Work through the following lines and count those that hold the word "matplotlib". Reply with that number only.

— Begin —

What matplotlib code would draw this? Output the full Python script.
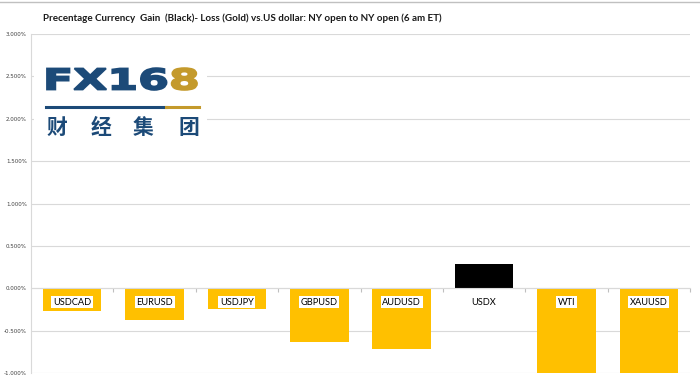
import matplotlib.pyplot as plt
from matplotlib.ticker import FuncFormatter, FixedLocator
from matplotlib.textpath import TextPath
from matplotlib.patches import PathPatch, Rectangle
from matplotlib.font_manager import FontProperties
from matplotlib.transforms import Affine2D, IdentityTransform

# values (percent change vs USD)
pairs = ["USDCAD", "EURUSD", "USDJPY", "GBPUSD", "AUDUSD", "USDX", "WTI", "XAUUSD"]
changes = [-0.27, -0.38, -0.24, -0.64, -0.72, 0.29, -1.25, -1.15]

title = "Precentage Currency  Gain  (Black)- Loss (Gold) vs.US dollar: NY open to NY open (6 am ET)"

W, H = 700, 380
fig = plt.figure(figsize=(W / 100, H / 100), dpi=100)
ax = fig.add_axes([31 / W, 1 - 373 / H, 659 / W, 339 / H])


def px(x, y):
    return x / W, 1 - y / H


colors = ["black" if v > 0 else "#FFC000" for v in changes]
x = range(len(pairs))
ax.bar(x, changes, width=0.71, color=colors, zorder=3)

ax.set_xlim(-0.5, len(pairs) - 0.5)
ax.set_ylim(-1.0, 3.0)
ax.yaxis.set_major_locator(FixedLocator([-1 + 0.5 * i for i in range(9)]))
ax.yaxis.set_major_formatter(FuncFormatter(lambda v, p: f"{v:.3f}%"))
ax.tick_params(axis="y", labelsize=4, length=0, pad=3, labelcolor="#404040")
ax.grid(axis="y", color="#d9d9d9", linewidth=0.8, zorder=0)

for s in ["top", "right"]:
    ax.spines[s].set_visible(False)
ax.spines["left"].set_color("#d9d9d9")
ax.spines["bottom"].set_position(("data", 0))
ax.spines["bottom"].set_color("#d9d9d9")
ax.spines["bottom"].set_zorder(4)
ax.set_xticks([i + 0.5 for i in range(len(pairs))])
ax.tick_params(axis="x", labelbottom=False, length=3, color="#bfbfbf", direction="out")

for i, (name, v) in enumerate(zip(pairs, changes)):
    box = None if v > 0 else dict(facecolor="white", edgecolor="none", pad=1.2)
    ax.annotate(name, xy=(i, 0), xytext=(0, -14), textcoords="offset pixels",
                ha="center", va="center", fontsize=6.7, color="black",
                family=["Lato", "DejaVu Sans"],
                bbox=box, zorder=5, annotation_clip=False)

fig.text(*px(43, 18), title, fontsize=7.1, fontweight="bold", ha="left", va="center",
         color="#1a1a1a", family=["Lato", "DejaVu Sans"])

# frame line at the top of the picture
fig.add_artist(plt.Line2D([0, 1], [1 - 2 / H, 1 - 2 / H], color="#c0c0c0", linewidth=1))

# FX168 logo: white backing, stretched letters, rule, Chinese name
blue = "#1c4a78"
gold = "#c49a2c"
fig.add_artist(Rectangle(px(34, 140), 173 / W, 95 / H, facecolor="white",
                         edgecolor="none", transform=fig.transFigure))

fp = FontProperties(family="DejaVu Sans", weight="bold")
full = TextPath((0, 0), "FX168", size=1, prop=fp)
eight = TextPath((0, 0), "8", size=1, prop=fp)
head = TextPath((0, 0), "FX16", size=1, prop=fp)
ext = full.get_extents()
sy = 21 / 0.729
sx = 150 / (ext.x1 - ext.x0)
off8 = ext.x1 - eight.get_extents().x1
for path, col, dx in [(head, blue, 0), (eight, gold, off8)]:
    tr = (Affine2D().translate(dx - ext.x0, 0).scale(sx, sy)
          .translate(47, H - 89.5) + IdentityTransform())
    fig.add_artist(PathPatch(path, facecolor=col, edgecolor=col, linewidth=1.3,
                             joinstyle="miter", transform=tr))

fig.add_artist(plt.Line2D([46 / W, 166 / W], [1 - 107 / H] * 2, color=blue, linewidth=2.2))
fig.add_artist(plt.Line2D([166 / W, 199 / W], [1 - 107 / H] * 2, color=gold, linewidth=2.2))
for cx, ch in zip([57, 101, 143, 189], "财经集团"):
    fig.text(*px(cx, 127), ch, fontsize=15, fontweight="bold", color=blue,
             ha="center", va="center", family=["Noto Sans CJK SC", "DejaVu Sans"])

fig.savefig("out.png", dpi=100)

— End —

▸ The reply
7